The head scientist who created Florida’s coronavirus online database claims she was dismissed after disagreement with officials over an alleged manipulation of information.

Florida’s Department of Health (DoH) fired Rebekah Jones on Monday, after removing the data scientist from her position as an information systems manager on 5 May.

Some have condemned state authorities, which claimed that Florida could reopen based on the information provided through Ms Jones’s dashboard.

Ms Jones had announced on Friday that she had been moved within the DoH, and would no longer oversee an online dashboard that provides daily snapshots of Florida’s Covid-19 infections, testing and deaths.

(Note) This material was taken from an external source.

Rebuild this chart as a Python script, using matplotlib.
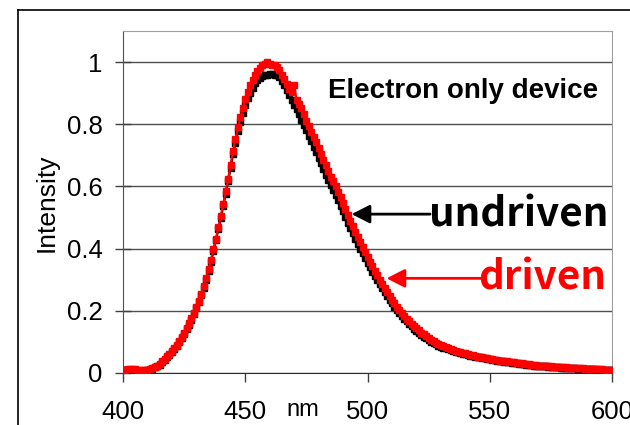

The former-DoH scientist claimed in an email sent to researchers on Friday that she would not expect “the same level of accessibility and transparency” in Florida’s data after her dismissal.

Ms Jones later said she was removed from her position because she would not “manually change data to drum up support for the plan to reopen”, in comments made to CBS12 News,

It was unclear specifically what data she was referring to.

Florida governor Ron DeSantis dismissed the fall-out as “a nonissue” on Tuesday and praised the dashboard as a national model.

Non-essential businesses in the state, such as restaurants and retail, were allowed to open with 50 per cent capacity last week, whilst the number of confirmed Covid-19 cases passed 46,000.

A Mr DeSantis spokesperson, Helen Ferre, said that Ms Jones had made “unilateral decisions to modify the Department’s COVID-19 dashboard without input or approval from the epidemiological team or her supervisors”.

“We were told the reopening Florida was built on studying the data,” said Jacksonville congresswoman and House Health Committee member Tracie Davis.

“If that data was wrong or manipulated, that puts countless Floridians at risk for exposure to COVID-19,” the Democrat added. “We do know our state is being reopened and we now have a question mark about the data”.

Florida authorities said that the number of infections and positive tests in the state were decreasing.